### WHAT IS ASKED
Return, without pictures, the lines from the start of the data through the one that contains "import plotly.graph_objects as go".
================
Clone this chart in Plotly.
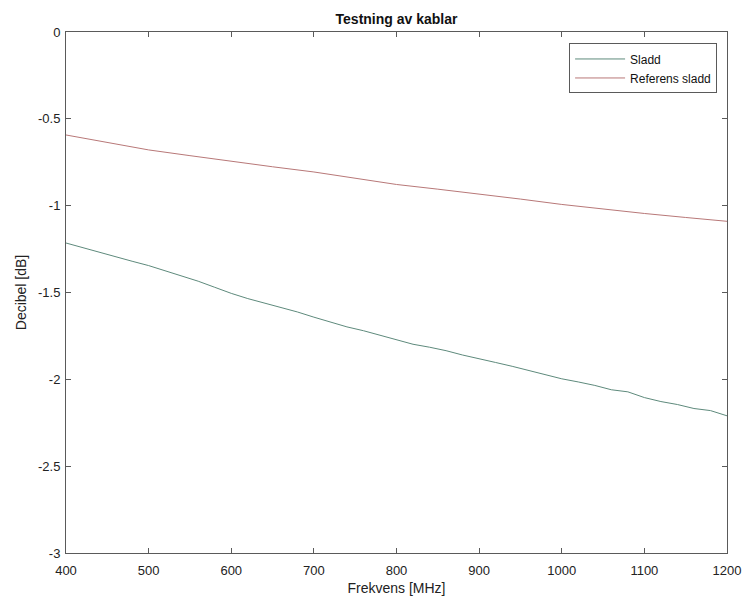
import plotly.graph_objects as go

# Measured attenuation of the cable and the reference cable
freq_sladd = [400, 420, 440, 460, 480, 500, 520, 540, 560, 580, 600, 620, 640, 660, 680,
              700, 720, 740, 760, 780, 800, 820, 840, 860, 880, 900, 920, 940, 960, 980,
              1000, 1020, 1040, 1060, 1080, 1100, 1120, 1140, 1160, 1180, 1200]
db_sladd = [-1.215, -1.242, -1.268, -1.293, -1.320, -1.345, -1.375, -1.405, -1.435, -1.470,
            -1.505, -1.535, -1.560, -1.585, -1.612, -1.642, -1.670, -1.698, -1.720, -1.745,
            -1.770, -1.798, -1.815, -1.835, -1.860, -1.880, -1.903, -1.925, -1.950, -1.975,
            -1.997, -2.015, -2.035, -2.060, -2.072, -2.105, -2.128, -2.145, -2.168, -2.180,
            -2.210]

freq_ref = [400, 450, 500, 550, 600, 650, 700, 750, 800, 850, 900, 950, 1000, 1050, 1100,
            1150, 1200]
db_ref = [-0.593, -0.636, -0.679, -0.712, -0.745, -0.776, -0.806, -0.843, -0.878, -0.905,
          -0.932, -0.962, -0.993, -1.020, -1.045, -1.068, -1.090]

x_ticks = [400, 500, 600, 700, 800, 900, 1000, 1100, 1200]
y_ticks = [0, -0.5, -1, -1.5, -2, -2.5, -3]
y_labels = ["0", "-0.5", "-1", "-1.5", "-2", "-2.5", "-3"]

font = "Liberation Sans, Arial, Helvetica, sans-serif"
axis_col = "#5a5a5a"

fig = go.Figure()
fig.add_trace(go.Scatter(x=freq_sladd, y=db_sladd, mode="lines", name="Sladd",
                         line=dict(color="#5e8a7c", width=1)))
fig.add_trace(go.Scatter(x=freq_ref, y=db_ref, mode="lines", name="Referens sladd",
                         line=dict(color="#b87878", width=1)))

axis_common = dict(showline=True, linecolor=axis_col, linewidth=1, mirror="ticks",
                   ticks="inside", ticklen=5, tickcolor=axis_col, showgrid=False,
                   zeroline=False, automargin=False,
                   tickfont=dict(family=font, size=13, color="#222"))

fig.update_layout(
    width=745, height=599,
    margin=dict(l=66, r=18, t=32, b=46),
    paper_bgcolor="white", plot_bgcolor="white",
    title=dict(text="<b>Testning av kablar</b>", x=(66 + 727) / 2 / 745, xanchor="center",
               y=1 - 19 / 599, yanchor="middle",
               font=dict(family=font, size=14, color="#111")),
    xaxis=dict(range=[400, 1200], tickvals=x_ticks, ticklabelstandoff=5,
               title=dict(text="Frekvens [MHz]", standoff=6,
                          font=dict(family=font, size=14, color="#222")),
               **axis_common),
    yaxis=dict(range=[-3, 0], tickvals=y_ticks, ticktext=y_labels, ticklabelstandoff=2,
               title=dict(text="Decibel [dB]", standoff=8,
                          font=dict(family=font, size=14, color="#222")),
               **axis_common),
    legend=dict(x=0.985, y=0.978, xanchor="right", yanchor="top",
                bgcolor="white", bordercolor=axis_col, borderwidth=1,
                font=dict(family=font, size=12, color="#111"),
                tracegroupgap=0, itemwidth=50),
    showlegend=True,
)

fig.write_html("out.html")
================
### FULL RESPONSE
Clone this chart in Plotly.
import plotly.graph_objects as go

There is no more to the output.